The Moka pot vs Cafetiere battle has only gotten more interesting as our taste in coffee has become more refined. Powdered coffee just doesn't make the cut anymore and more people are turning to Moka pots and Cafetieres as their number one source of coffee.
But what's the difference between a Moka pot and a Cafetiere? Let’s settle the Moka pot vs Cafetiere debate once and for all!
Your Introduction to the Moka Pot and the Cafetiere
The humble Moka pot was invented by Alfonso Bialetti in 1933. If that last name is familiar, it’s because Bialetti is still the number one name in Moka pots nearly 100 years later.
Despite its French name, this coffee pot was also invented by an Italian in 1929. Let’s take a look at the basics of each of these bean brewing kitchen tools.
The design of a Moka pot is the genius of simplicity.
There are three chambers inside a Moka pot. The bottom chamber holds water, the middle chamber holds the coffee grounds, and the top chamber is where the delicious brew rises. Moka pots are often referred to as stovetop espresso makers because they produce a similarly rich and creamy coffee.
The Cafetiere is a coffee pot of 1,000 names. It is known in the US as the French Press, in Australia under the not-so-attractive name “Coffee Plunger,” and in Germany as the “Stempelkanne.”
The Cafetiere makes coffee with a much bolder flavor. Unlike the Moka pot, which brews by using pressure, the Cafetiere steeps its brew. This also means you can use a Cafetiere to make other things like tea.
Now, let’s start this caffeinated head-to-head brewing contest!
How Are They Different?
The major difference between the Moka pot vs Cafetiere is the style of brew you achieve by using these different tools. The Moka pot gives you a strong coffee with a sharp flavor very similar to a nice espresso. The Cafetiere gives you a rich, full flavor that can have some sediment in the coffee.
How Are They Similar?
The good news is that no matter which one you go with, you'll be able to have a delicious cup of coffee ready in just a few minutes. Both the Cafetiere and the Moka pot are able to brew coffee in around 5 minutes.
Each of these coffee brewing tools is also fully capable of creating a delicious cup of coffee worthy of the best baristas in town.
What's Better About The Moka Pot?
The Moka pot has a few advantages that put it slightly above the Cafetiere.
The first of these advantages is that the Moka pot unlocks a wide range of coffee beverages. Because it brews something very similar to a shot of espresso, you'll be able to craft a wider range of lattes, americanos, and other beverages. The Cafetiere is much more limited in the range of beverages that it can produce.
The Moka pot does require a bit of skill, especially when mastering the timing, but once you get that down, you'll be able to have an Incredibly creamy espresso-like coffee.
What's Better About Cafetiere?
The strength of the Cafetiere comes down to its simplicity.

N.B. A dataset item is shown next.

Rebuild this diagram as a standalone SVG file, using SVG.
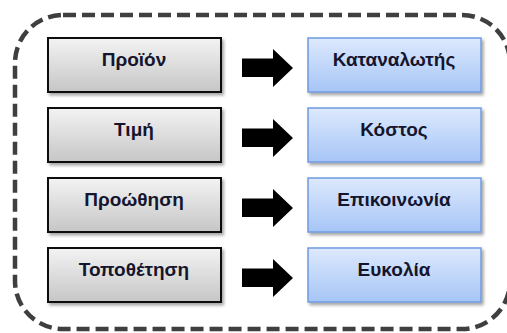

This way of brewing coffee only requires you to put hot water into the pot and wait 5 minutes. You don't have to use a heat source underneath the Cafetiere that you need to manage.
This is one major advantage that the Cafetiere has over the Moka pot. The Moka pot requires either an open flame or another heat source to brew coffee. This means that beginners will often burn their Moka pot and ruin their coffee until they learn the proper timing.
The Cafetiere doesn't require any active heat source which means that you can set it and forget it. The Cafetiere also requires a little less setup which makes it my personal favorite for that quick morning pot of coffee before I head off to work.
Who Should Get A Moka Pot (And Why)?
The Moka pot is ideal for someone who's looking to explore the horizon of coffee brewing.
We've entered into something of a renaissance for coffee. There are more coffee-based beverages out there today than there have ever been. If you are looking to try your hand at becoming an at-home barista, the Moka pot will open that door for you.
Who Should Get A Cafetiere (And Why)?
Whether you call it a Cafetiere, French press, or a Stempelkanne, this coffee press is the workhorse of a delicious bean brew. If you're looking for a full-bodied cup with a consistent flavor that will free you from your reliance on that coffee drip machine, the Cafetiere is an easy and quick way to step up your coffee game.